On March 19, 1990, in typeface suitable for the start of a war or the assassination of a president, a front-page headline in The Boston Globe announced: "$200m Gardner Museum Art Theft." Accompanied by large color photographs of paintings by Vermeer and Rembrandt, the articles that appeared that day and over the following weeks were full of speculation and questions, but little information. One question that was repeatedly asked was why anyone would steal pictures that were so famous they obviously could not be sold.
Three years earlier, an article in Connoisseur magazine revealed that dozens of modern sculptures produced by a Mexican had made their way into the legitimate art market as authentic pre-Columbian statues. The forgeries were owned by respected museums and esteemed collectors, and they had been written about in scholarly publications. How could the experts have been so thoroughly fooled, and how had the forgeries been marketed so successfully as ancient works of art?
In 1985, a sixty-four-year-old New Jersey woman was convicted of accepting paintings on consignment, selling them, and then failing to pay the pictures' owners. Why had collectors trusted her with their valued possessions, and how did she perpetrate her profitable fraud?

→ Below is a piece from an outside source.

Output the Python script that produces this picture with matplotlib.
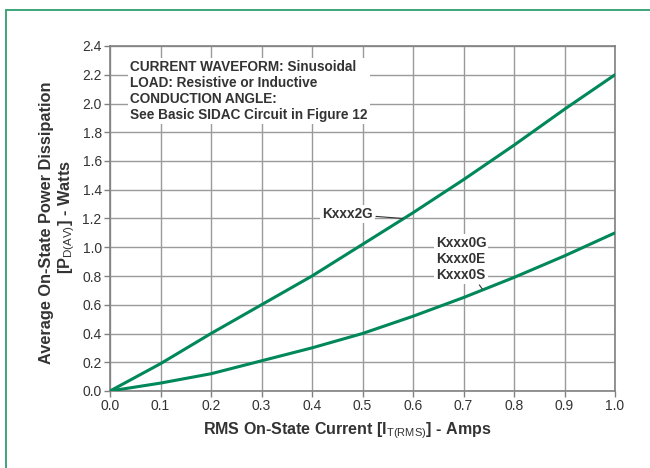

Vandals occasionally attack works of art. In 1972, a man claiming to be both Jesus Christ and Michelangelo smashed a marble sculpture by Michelangelo with a hammer. In 1914, British suffragettes slashed paintings as a protest against a social system that denied women the right to vote. Why did these people choose artworks from among all the property they could have attacked? What, if anything, did they have in common?